Friday, August 10, 2012

Being Here in Ecotopia

The big news is pickles.  4 Quarts of Bread and Butter on Thursday....7 Quarts of Dill last Tuesday.  One of those satisfying activities that sets us up for enjoying summers abundance next winter.  We're keeping the long long vines of pumpkins and kuri squash well watered as the days are simmering past 100 degrees.  The capillary action of a twenty foot branch of cinderella pumpkin is impressive as it carries water from roots to tips.  Food and water..... what's counts more in the great scheme of things?  It's a revolutionary act to grow your own.  The perfume of the blackberries in the heat is intoxicating.  Picking up wind fall apples with a little 8 year old friend is being in a state of grace.  Savoring the juice of an asian pear, a gift from Gaia from a tree just two years old.  The generosity of underestimated, so undermined.

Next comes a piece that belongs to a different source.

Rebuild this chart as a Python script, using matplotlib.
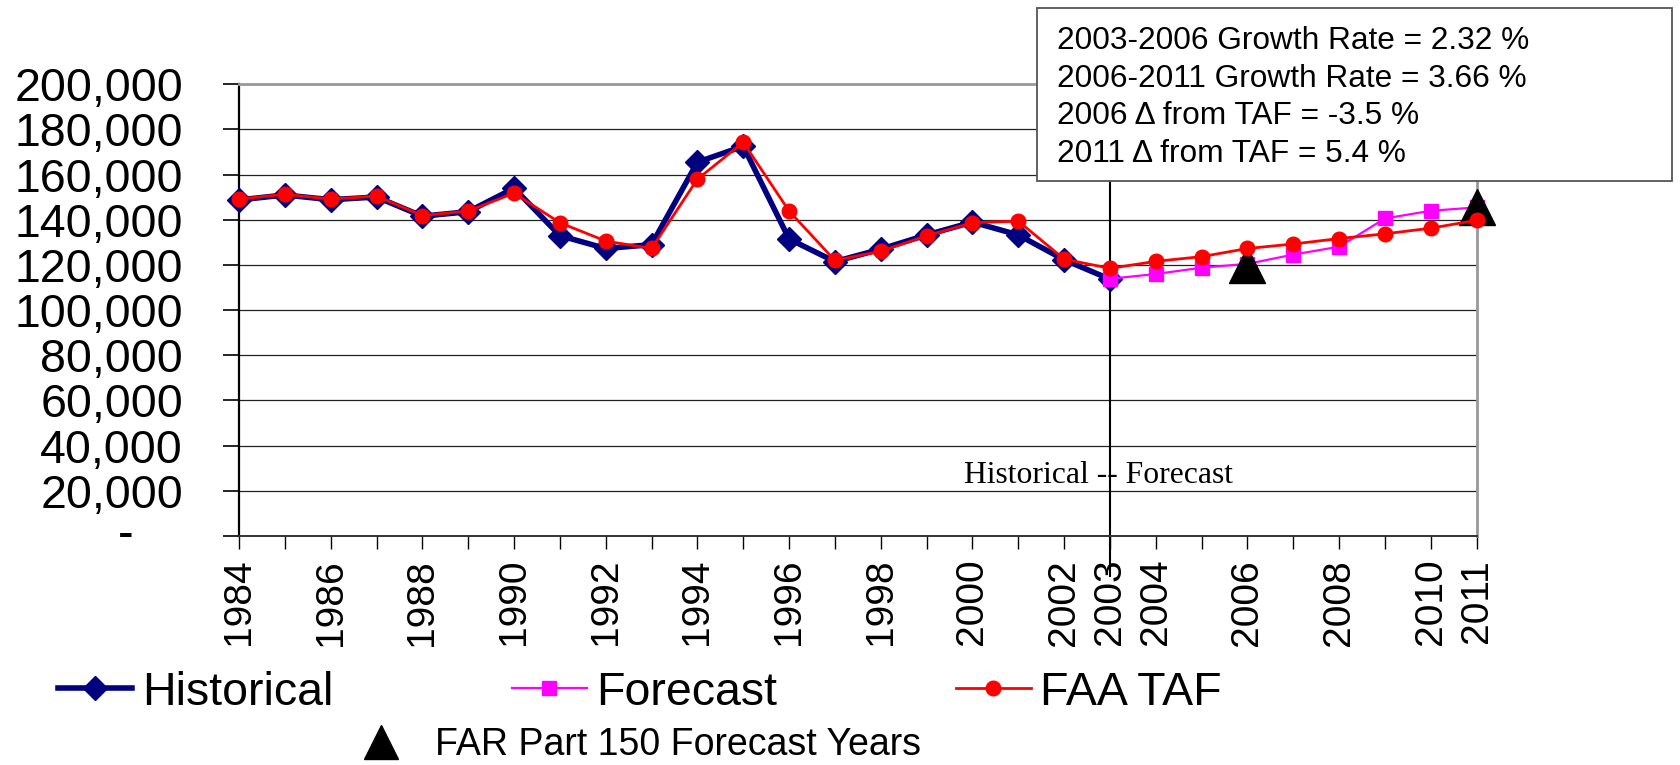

I asked Gaia what was on her mind and she reminded me: Make peace with yourself, grow your own food, share and give thanks ceremoniously in community, take care of all children everywhere. Remember what matters most.  Know what you know.
What nourishes us?  Not the empty calories of consumerism but the sustenance from original sources.  Grow some chard and adopt a couple of hens. You will eat and feel like a queen.  Blessings shower down like meteors from sparkling north western skies.   If you are not ecstatic with gratitude you are missing what is right before your eyes...... the Perseid's. Don't go right to bed for the next couple of nights.  Go outside and experience reality in the form of a meteor shower..... a spike in the number of meteors or "shooting stars" that streak through the night sky. Most meteor showers are spawned by comets. As a comet orbits the Sun it sheds an icy, dusty debris stream along its orbit. If Earth travels through this stream, we will see a meteor shower. Although the meteors can appear anywhere in the sky, if you trace their paths, the meteors in each shower appear to "rain" into the sky from the same region. Meteor showers are named for the constellation that coincides with this region in the sky, a spot known as the radiant. For instance, the radiant for the Leonid meteor shower is in the constellation Leo. The Perseid meteor shower is so named because meteors appear to fall from a point in the constellation Perseus.

Catch a Falling Star and put it in your pocket save it for a rainy day
Catch a Falling Star and put it in your pocket never let it fade away
For love may come and tap you on the shoulder
Some star less night
And just in case you're feeling kinda somber
You'll have a pocket full of starlight.